_The problem_:
All of the lines below are to be transcribed faithfully, with pictures excluded from the copy.

■ ■ ■

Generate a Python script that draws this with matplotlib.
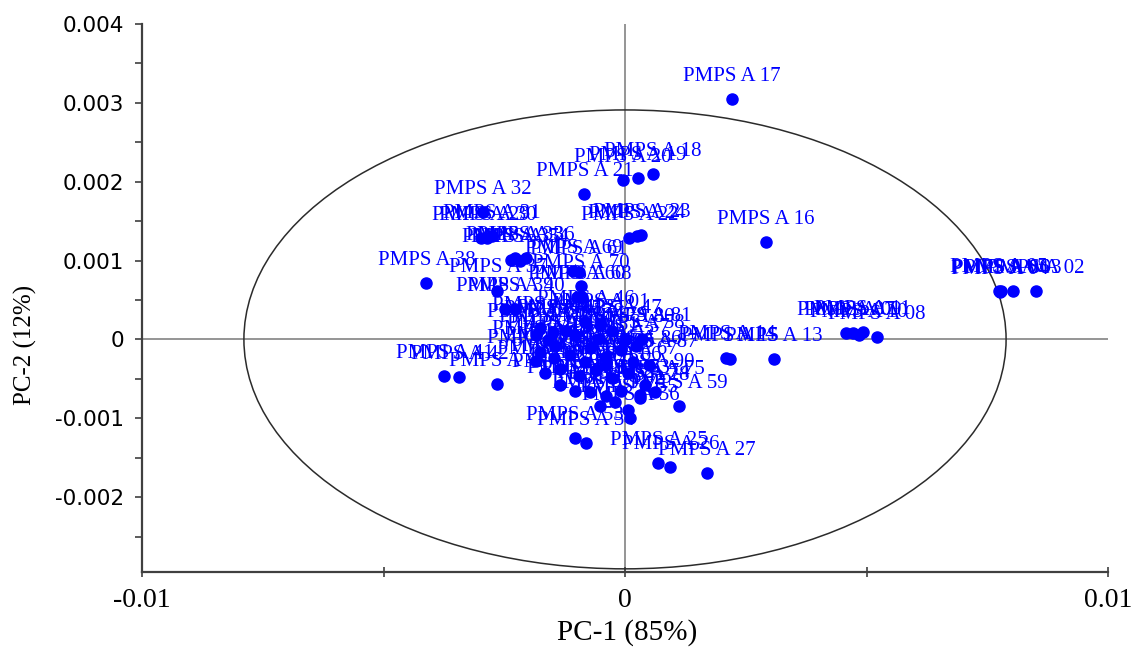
import matplotlib
matplotlib.use("Agg")
import matplotlib.pyplot as plt
from matplotlib.patches import Ellipse
from matplotlib.ticker import MultipleLocator

plt.rcParams["font.family"] = ["Liberation Serif", "DejaVu Serif"]

# sample scores (PC-1, PC-2)
samples = ["01", "02", "03", "04", "05", "06", "07", "08", "09", "10",
           "11", "12", "13", "14", "15", "16", "17", "18", "19", "20",
           "21", "22", "23", "24", "25", "26", "27", "28", "29", "30",
           "31", "32", "33", "34", "35", "36", "37", "38", "39", "40",
           "41", "42", "43", "44", "45", "46", "47", "48", "49", "50",
           "51", "52", "53", "54", "55", "56", "57", "58", "59", "60",
           "61", "62", "63", "64", "65", "66", "67", "68", "69", "70",
           "71", "72", "73", "74", "75", "76", "77", "78", "79", "80",
           "81", "82", "83", "84", "85", "86", "87", "88", "89", "90",
           "91", "92"]
pc1 = [-0.00051, 0.00851, 0.00803, 0.00776, 0.00774, 0.00778, 0.00457, 0.00521, 0.00472, 0.00484,
       0.00492, -0.00123, 0.00308, 0.00210, 0.00217, 0.00291, 0.00221, 0.00057, 0.00026, -0.00005,
       -0.00084, 0.00009, 0.00034, 0.00024, 0.00069, 0.00094, 0.00169, 0.00032, -0.00299, -0.00285,
       -0.00275, -0.00295, -0.00227, -0.00217, -0.00237, -0.00206, -0.00264, -0.00411, -0.00248, -0.00227,
       -0.00374, -0.00343, -0.00264, -0.00175, -0.00150, -0.00082, -0.00026, -0.00175, -0.00144, -0.00113,
       -0.00072, -0.00040, -0.00103, -0.00080, 0.00007, 0.00011, -0.00009, 0.00022, 0.00111, -0.00099,
       -0.00096, -0.00165, -0.00134, -0.00096, -0.00061, -0.00026, 0.00007, -0.00088, -0.00107, -0.00092,
       -0.00072, -0.00040, -0.00009, 0.00032, 0.00063, -0.00185, -0.00159, -0.00103, -0.00055, 0.00001,
       0.00036, -0.00185, -0.00148, -0.00082, -0.00040, 0.00016, 0.00049, -0.00134, -0.00103, 0.00042,
       -0.00051, -0.00020]
pc2 = [0.00018, 0.00061, 0.00061, 0.00060, 0.00062, 0.00061, 0.00008, 0.00003, 0.00008, 0.00006,
       0.00009, 0.00011, -0.00025, -0.00023, -0.00025, 0.00123, 0.00305, 0.00210, 0.00205, 0.00202,
       0.00184, 0.00129, 0.00132, 0.00131, -0.00157, -0.00162, -0.00169, -0.00074, 0.00129, 0.00128,
       0.00131, 0.00161, 0.00103, 0.00100, 0.00101, 0.00103, 0.00062, 0.00072, 0.00039, 0.00039,
       -0.00047, -0.00048, -0.00057, 0.00014, 0.00009, 0.00022, 0.00011, -0.00016, -0.00008, -0.00020,
       -0.00011, -0.00022, -0.00125, -0.00132, -0.00090, -0.00100, -0.00014, -0.00008, -0.00084, 0.00054,
       0.00085, -0.00042, -0.00037, -0.00047, -0.00039, -0.00049, -0.00042, 0.00054, 0.00087, 0.00068,
       -0.00067, -0.00072, -0.00065, -0.00071, -0.00067, 0.00005, -0.00001, 0.00005, 0.00001, -0.00001,
       0.00001, -0.00027, -0.00024, -0.00029, -0.00033, -0.00029, -0.00033, -0.00058, -0.00065, -0.00058,
       -0.00084, -0.00080]

# Hotelling T2 ellipse half-axes
ell_a = 0.00789
ell_b = 0.00291

yticks = [-0.002, -0.001, 0, 0.001, 0.002, 0.003, 0.004]
ytick_labels = ["-0.002", "-0.001", "0", "0.001", "0.002", "0.003", "0.004"]
xticks = [-0.01, 0, 0.01]
xtick_labels = ["-0.01", "0", "0.01"]

blue = "#0000FF"

fig = plt.figure(figsize=(11.34, 6.5), dpi=100)
ax = fig.add_axes([142 / 1134, 78 / 650, 966 / 1134, 548 / 650])

ax.axhline(0, color="#8c8c8c", lw=1.3, zorder=1)
ax.axvline(0, color="#8c8c8c", lw=1.3, zorder=1)
ax.add_patch(Ellipse((0, 0), 2 * ell_a, 2 * ell_b, fill=False,
                     edgecolor="#2b2b2b", lw=1.1, zorder=2))

ax.plot(pc1, pc2, "o", color=blue, markersize=8, zorder=3)
for s, x, y in zip(samples, pc1, pc2):
    ax.annotate("PMPS A " + s, (x, y), xytext=(0, 13), textcoords="offset points",
                ha="center", va="baseline", fontsize=15, color=blue, zorder=4)

ax.set_xlim(-0.01, 0.01)
ax.set_ylim(-0.00295, 0.004)
ax.spines["top"].set_visible(False)
ax.spines["right"].set_visible(False)
for sp in ("left", "bottom"):
    ax.spines[sp].set_linewidth(1.6)
    ax.spines[sp].set_color("#404040")

ax.set_yticks(yticks)
ax.set_yticklabels(ytick_labels, fontfamily="DejaVu Sans", fontsize=15.5)
ax.yaxis.set_minor_locator(MultipleLocator(0.0005))
ax.set_xticks(xticks)
ax.set_xticklabels(xtick_labels, fontsize=20)
ax.xaxis.set_minor_locator(MultipleLocator(0.005))
ax.tick_params(axis="y", which="both", direction="out", length=5, width=1.2,
               color="#404040", pad=8)
ax.tick_params(axis="x", which="both", direction="inout", length=7, width=1.2,
               color="#404040", pad=8)

ax.set_xlabel("PC-1 (85%)", fontsize=21, va="center")
ax.xaxis.set_label_coords(0.502, -0.111)
ax.set_ylabel("PC-2 (12%)", fontsize=18, va="center")
ax.yaxis.set_label_coords(-0.121, 0.414)

fig.savefig("out.png", dpi=100)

■ ■ ■

_Exercise output_:
Generate a Python script that draws this with matplotlib.
import matplotlib
matplotlib.use("Agg")
import matplotlib.pyplot as plt
from matplotlib.patches import Ellipse
from matplotlib.ticker import MultipleLocator

plt.rcParams["font.family"] = ["Liberation Serif", "DejaVu Serif"]

# sample scores (PC-1, PC-2)
samples = ["01", "02", "03", "04", "05", "06", "07", "08", "09", "10",
           "11", "12", "13", "14", "15", "16", "17", "18", "19", "20",
           "21", "22", "23", "24", "25", "26", "27", "28", "29", "30",
           "31", "32", "33", "34", "35", "36", "37", "38", "39", "40",
           "41", "42", "43", "44", "45", "46", "47", "48", "49", "50",
           "51", "52", "53", "54", "55", "56", "57", "58", "59", "60",
           "61", "62", "63", "64", "65", "66", "67", "68", "69", "70",
           "71", "72", "73", "74", "75", "76", "77", "78", "79", "80",
           "81", "82", "83", "84", "85", "86", "87", "88", "89", "90",
           "91", "92"]
pc1 = [-0.00051, 0.00851, 0.00803, 0.00776, 0.00774, 0.00778, 0.00457, 0.00521, 0.00472, 0.00484,
       0.00492, -0.00123, 0.00308, 0.00210, 0.00217, 0.00291, 0.00221, 0.00057, 0.00026, -0.00005,
       -0.00084, 0.00009, 0.00034, 0.00024, 0.00069, 0.00094, 0.00169, 0.00032, -0.00299, -0.00285,
       -0.00275, -0.00295, -0.00227, -0.00217, -0.00237, -0.00206, -0.00264, -0.00411, -0.00248, -0.00227,
       -0.00374, -0.00343, -0.00264, -0.00175, -0.00150, -0.00082, -0.00026, -0.00175, -0.00144, -0.00113,
       -0.00072, -0.00040, -0.00103, -0.00080, 0.00007, 0.00011, -0.00009, 0.00022, 0.00111, -0.00099,
       -0.00096, -0.00165, -0.00134, -0.00096, -0.00061, -0.00026, 0.00007, -0.00088, -0.00107, -0.00092,
       -0.00072, -0.00040, -0.00009, 0.00032, 0.00063, -0.00185, -0.00159, -0.00103, -0.00055, 0.00001,
       0.00036, -0.00185, -0.00148, -0.00082, -0.00040, 0.00016, 0.00049, -0.00134, -0.00103, 0.00042,
       -0.00051, -0.00020]
pc2 = [0.00018, 0.00061, 0.00061, 0.00060, 0.00062, 0.00061, 0.00008, 0.00003, 0.00008, 0.00006,
       0.00009, 0.00011, -0.00025, -0.00023, -0.00025, 0.00123, 0.00305, 0.00210, 0.00205, 0.00202,
       0.00184, 0.00129, 0.00132, 0.00131, -0.00157, -0.00162, -0.00169, -0.00074, 0.00129, 0.00128,
       0.00131, 0.00161, 0.00103, 0.00100, 0.00101, 0.00103, 0.00062, 0.00072, 0.00039, 0.00039,
       -0.00047, -0.00048, -0.00057, 0.00014, 0.00009, 0.00022, 0.00011, -0.00016, -0.00008, -0.00020,
       -0.00011, -0.00022, -0.00125, -0.00132, -0.00090, -0.00100, -0.00014, -0.00008, -0.00084, 0.00054,
       0.00085, -0.00042, -0.00037, -0.00047, -0.00039, -0.00049, -0.00042, 0.00054, 0.00087, 0.00068,
       -0.00067, -0.00072, -0.00065, -0.00071, -0.00067, 0.00005, -0.00001, 0.00005, 0.00001, -0.00001,
       0.00001, -0.00027, -0.00024, -0.00029, -0.00033, -0.00029, -0.00033, -0.00058, -0.00065, -0.00058,
       -0.00084, -0.00080]

# Hotelling T2 ellipse half-axes
ell_a = 0.00789
ell_b = 0.00291

yticks = [-0.002, -0.001, 0, 0.001, 0.002, 0.003, 0.004]
ytick_labels = ["-0.002", "-0.001", "0", "0.001", "0.002", "0.003", "0.004"]
xticks = [-0.01, 0, 0.01]
xtick_labels = ["-0.01", "0", "0.01"]

blue = "#0000FF"

fig = plt.figure(figsize=(11.34, 6.5), dpi=100)
ax = fig.add_axes([142 / 1134, 78 / 650, 966 / 1134, 548 / 650])

ax.axhline(0, color="#8c8c8c", lw=1.3, zorder=1)
ax.axvline(0, color="#8c8c8c", lw=1.3, zorder=1)
ax.add_patch(Ellipse((0, 0), 2 * ell_a, 2 * ell_b, fill=False,
                     edgecolor="#2b2b2b", lw=1.1, zorder=2))

ax.plot(pc1, pc2, "o", color=blue, markersize=8, zorder=3)
for s, x, y in zip(samples, pc1, pc2):
    ax.annotate("PMPS A " + s, (x, y), xytext=(0, 13), textcoords="offset points",
                ha="center", va="baseline", fontsize=15, color=blue, zorder=4)

ax.set_xlim(-0.01, 0.01)
ax.set_ylim(-0.00295, 0.004)
ax.spines["top"].set_visible(False)
ax.spines["right"].set_visible(False)
for sp in ("left", "bottom"):
    ax.spines[sp].set_linewidth(1.6)
    ax.spines[sp].set_color("#404040")

ax.set_yticks(yticks)
ax.set_yticklabels(ytick_labels, fontfamily="DejaVu Sans", fontsize=15.5)
ax.yaxis.set_minor_locator(MultipleLocator(0.0005))
ax.set_xticks(xticks)
ax.set_xticklabels(xtick_labels, fontsize=20)
ax.xaxis.set_minor_locator(MultipleLocator(0.005))
ax.tick_params(axis="y", which="both", direction="out", length=5, width=1.2,
               color="#404040", pad=8)
ax.tick_params(axis="x", which="both", direction="inout", length=7, width=1.2,
               color="#404040", pad=8)

ax.set_xlabel("PC-1 (85%)", fontsize=21, va="center")
ax.xaxis.set_label_coords(0.502, -0.111)
ax.set_ylabel("PC-2 (12%)", fontsize=18, va="center")
ax.yaxis.set_label_coords(-0.121, 0.414)

fig.savefig("out.png", dpi=100)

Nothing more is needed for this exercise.